Many Californians are concerned about rising electricity costs given limited choices in an underserved energy marketplace. Over 60% of California residents are served by only three of the state’s six investor-owned utilities (IOUs). [1] In the service areas of the three largest IOUs (Pacific Gas & Electric, Southern California Edison, and San Diego Gas & Electric), Community Choice Aggregates (CCAs) have emerged as regional alternatives to the IOU, offering greater choice, more affordable electricity rates, and higher renewable energy portfolios.

What are CCAs?

CCAs are “nonprofit public entities formed by local communities working together to supply the electricity needs of their residents.” Nearby in Placer County, the regional CCA is Pioneer Energy. Currently, there are 19 CCAs in California, which are actively displacing PG&E and other IOUs in their regional service areas.

Today, 42% of PG&E’s customer base has been lost to CCAs, and by 2025, the California Public Utilities Commission estimates that the percentage of bundled load loss will increase to 85%.[2].

Since 2015, the California Public Utilities Commission (CPUC) has been investigating PG&E to assess how the company’s governance and organizational culture administer and protect public safety. Given the costly liabilities associated with numerous recent California wildfires, PG&E has filed for bankruptcy protection.
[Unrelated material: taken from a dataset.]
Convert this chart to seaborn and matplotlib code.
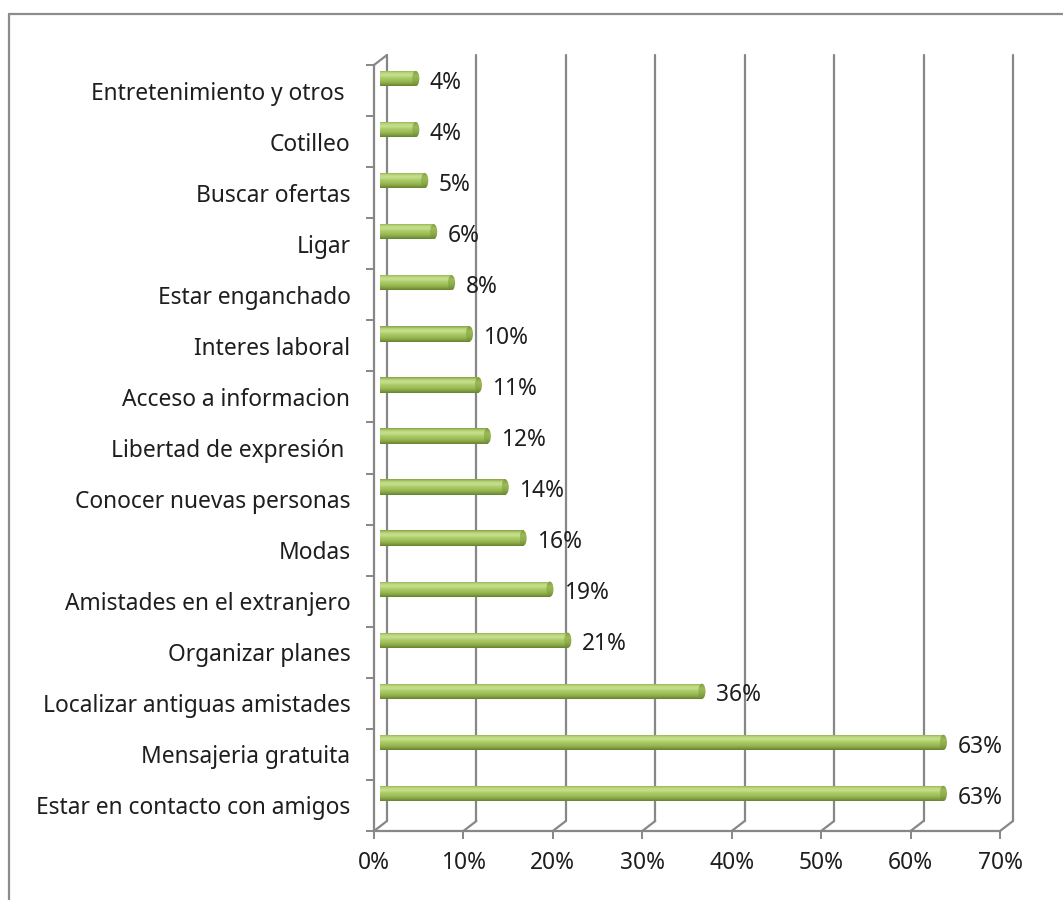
import numpy as np
import pandas as pd
import matplotlib
matplotlib.use("Agg")
import matplotlib.pyplot as plt
import matplotlib.transforms as mtransforms
from matplotlib.colors import LinearSegmentedColormap
from matplotlib.patches import Ellipse, ConnectionPatch
from matplotlib.lines import Line2D
import seaborn as sns

# Reasons for using social networks (share of respondents, %), listed top to bottom
categories = [
    "Entretenimiento y otros ",
    "Cotilleo",
    "Buscar ofertas",
    "Ligar",
    "Estar enganchado",
    "Interes laboral",
    "Acceso a informacion",
    "Libertad de expresión ",
    "Conocer nuevas personas",
    "Modas",
    "Amistades en el extranjero",
    "Organizar planes",
    "Localizar antiguas amistades",
    "Mensajeria gratuita",
    "Estar en contacto con amigos",
]
shares = [4, 4, 5, 6, 8, 10, 11, 12, 14, 16, 19, 21, 36, 63, 63]
x_ticks = [0, 10, 20, 30, 40, 50, 60, 70]
x_tick_labels = [f"{t}%" for t in x_ticks]

sns.set_theme(style="white")
plt.rcParams["font.family"] = ["Noto Sans", "DejaVu Sans"]

W, H = 1063, 900
DPI = 100
fig = plt.figure(figsize=(W / DPI, H / DPI), dpi=DPI)
fig.patch.set_facecolor("white")

FRAME = "#878787"
TEXT = "#1e1e1e"
FS = 16.4

# front plane of the 3-D box
ax = fig.add_axes([374 / W, 1 - 831 / H, (1000 - 374) / W, (831 - 65) / H])
ax.set_facecolor("none")

df = pd.DataFrame({"motivo": categories, "porcentaje": shares})
bar_h = 0.3
sns.barplot(data=df, x="porcentaje", y="motivo", orient="h", width=bar_h,
            color="#9BBB59", saturation=1, ax=ax, zorder=3)

ax.set_xlim(0, 70)
ax.set_ylim(len(categories) - 0.5, -0.5)

# depth offsets: back wall and the bars' mid-depth
back = mtransforms.ScaledTranslation(13 / DPI, 10 / DPI, fig.dpi_scale_trans)
mid = mtransforms.ScaledTranslation(6 / DPI, 12 / DPI, fig.dpi_scale_trans)
bar_trans = ax.transData + mid

# cylinder shading, top edge to bottom edge
cyl = LinearSegmentedColormap.from_list(
    "cyl", ["#83a044", "#bcd87e", "#c6e08e", "#acca68", "#9ebe59", "#88a747", "#64802d"])
grad = np.linspace(0, 1, 64).reshape(-1, 1)
cap_cmap = LinearSegmentedColormap.from_list(
    "cap", ["#7d9a3d", "#9cbb57", "#8cab4a", "#6c8832"])

for i, patch in enumerate(list(ax.patches)):
    patch.set_transform(bar_trans)
    patch.set_edgecolor("none")
    x0, y0 = patch.get_x(), patch.get_y()
    w, h = patch.get_width(), patch.get_height()
    im = ax.imshow(grad, cmap=cyl, aspect="auto", origin="upper",
                   extent=(x0, x0 + w, y0 + h, y0), transform=bar_trans,
                   interpolation="bicubic", zorder=4)
    im.set_clip_path(patch)
    cap = Ellipse((x0 + w, y0 + h / 2), width=0.8, height=h,
                  facecolor="none", edgecolor="none", transform=bar_trans, zorder=5)
    ax.add_patch(cap)
    cim = ax.imshow(grad, cmap=cap_cmap, aspect="auto", origin="upper",
                    extent=(x0 + w - 0.4, x0 + w + 0.4, y0 + h, y0),
                    transform=bar_trans, interpolation="bicubic", zorder=5)
    cim.set_clip_path(cap)
    ax.annotate(f"{shares[i]}%", xy=(x0 + w, y0 + h / 2), xycoords=bar_trans,
                xytext=(10, -3), textcoords="offset points",
                ha="left", va="center", fontsize=FS, color=TEXT, zorder=6)

ax.set_xlim(0, 70)
ax.set_ylim(len(categories) - 0.5, -0.5)

# back wall gridlines and the slanted edges joining them to the front axis
xax = ax.get_xaxis_transform()
for t in x_ticks:
    ax.add_line(Line2D([t, t], [0, 1], transform=xax + back,
                       color=FRAME, lw=1.6, zorder=1, clip_on=False))
    fig.add_artist(ConnectionPatch(xyA=(t, 0), coordsA=xax,
                                   xyB=(t, 0), coordsB=xax + back,
                                   color=FRAME, lw=1.6, zorder=1))
fig.add_artist(ConnectionPatch(xyA=(0, 1), coordsA=xax,
                               xyB=(0, 1), coordsB=xax + back,
                               color=FRAME, lw=1.6, zorder=1))

# front axes
for side in ["top", "right"]:
    ax.spines[side].set_visible(False)
for side in ["left", "bottom"]:
    ax.spines[side].set_color(FRAME)
    ax.spines[side].set_linewidth(1.6)

ax.set_xticks(x_ticks)
ax.set_xticklabels(x_tick_labels)
ax.tick_params(axis="x", direction="out", length=5.5, width=1.4, color=FRAME,
               labelsize=FS, labelcolor=TEXT, pad=9, bottom=True)
ax.set_yticks(np.arange(len(categories)))
ax.set_yticklabels(categories)
ax.set_yticks(np.arange(-0.5, len(categories), 1), minor=True)
ax.tick_params(axis="y", which="major", length=0, pad=17,
               labelsize=FS, labelcolor=TEXT)
ax.tick_params(axis="y", which="minor", direction="out", length=5.5,
               width=1.4, color=FRAME, left=True)
ax.set_xlabel("")
ax.set_ylabel("")
ax.grid(False)

# chart area border
fig.add_artist(Line2D([9 / W, 9 / W], [0, 1 - 14 / H], transform=fig.transFigure,
                      color="#8c8c8c", lw=1.6))
fig.add_artist(Line2D([9 / W, 1], [1 - 14 / H, 1 - 14 / H], transform=fig.transFigure,
                      color="#8c8c8c", lw=1.6))

fig.savefig("out.png", dpi=DPI, facecolor="white")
In a fragile energy marketplace highly dependent on only a few utility companies, the future of PG&E and its inherent consequences for California’s energy landscape are highly uncertain. However, the utility will continue to manage transmission and distribution of power in California in the foreseeable future. But it may not continue to be the dominant electricity provider (essentially an unregulated monopoly) for much longer.

On February 14, 2019, a coalition of six Northern California CCAs known as the California Community Choice Association filed a report to the CPUC arguing that it should take over the responsibility of power generation and procurement for the communities it serves, and that PG&E should only be responsible for transmission and distribution of power.

In the report, the association claims that locally regulated energy service providers can offer greater choice, affordability, and public safety for the grid. “The joint CCAs strongly endorse a restructuring that allows PG&E to focus where safety improvements are needed most—delivering electricity across the energy grid—while allowing locally-controlled public agencies to safely, reliably, and cost-effectively purchase the energy Californians rely on,” said Beth Vaughan, executive director of the California Community Choice Association (CalCCA). [3]

Because CCAs, generally speaking, have a high renewable energy portfolio, they are able to offer electricity at more competitive rates to their customers.

As locally controlled, decentralized power producers, in addition to being more responsive to specific community needs, CCAs are more responsive to technological innovation in the rapidly-evolving energy industry, and climate change. The association promotes renewable energy generation and widespread adoption of electric services, through partnerships with local governments to remove barriers and facilitate electrification of municipalities.

In January 2019, Governor Newsom noted at his State of the State address, “We must map out a longer-term framework, not just for the utilities’ future, but for California’s energy future, to ensure that the cost of climate change doesn’t fall on those least able to afford it.”

CCAs pave the way for a more democratic energy landscape, offering alternatives to IOUs that provide reliable, cost-effective, and greener energy sources for a more resilient energy grid in California amidst a changing climate.[4]

To read more about the Community Choice Association’s filing to the CPUC and PG&E’s current stance, check out Green Tech Media’s recent article on this topic.

Community Choice Aggregates are diverse and are not all created equal. Instead, they are locally controlled by the governments they are partnered with. For example, some CCAs have different approaches to crediting customers for electricity generated; it depends upon on whether or not they have approved the Net Energy Metering tariff.[5]

For more details about the policies and benefits of a specific CCA, visit the website or contact the representative of the CCA. However, CCAs provide a welcome breath of fresh air in terms of new competition in the electricity marketplace in California, which is highly centralized and in need of diversification.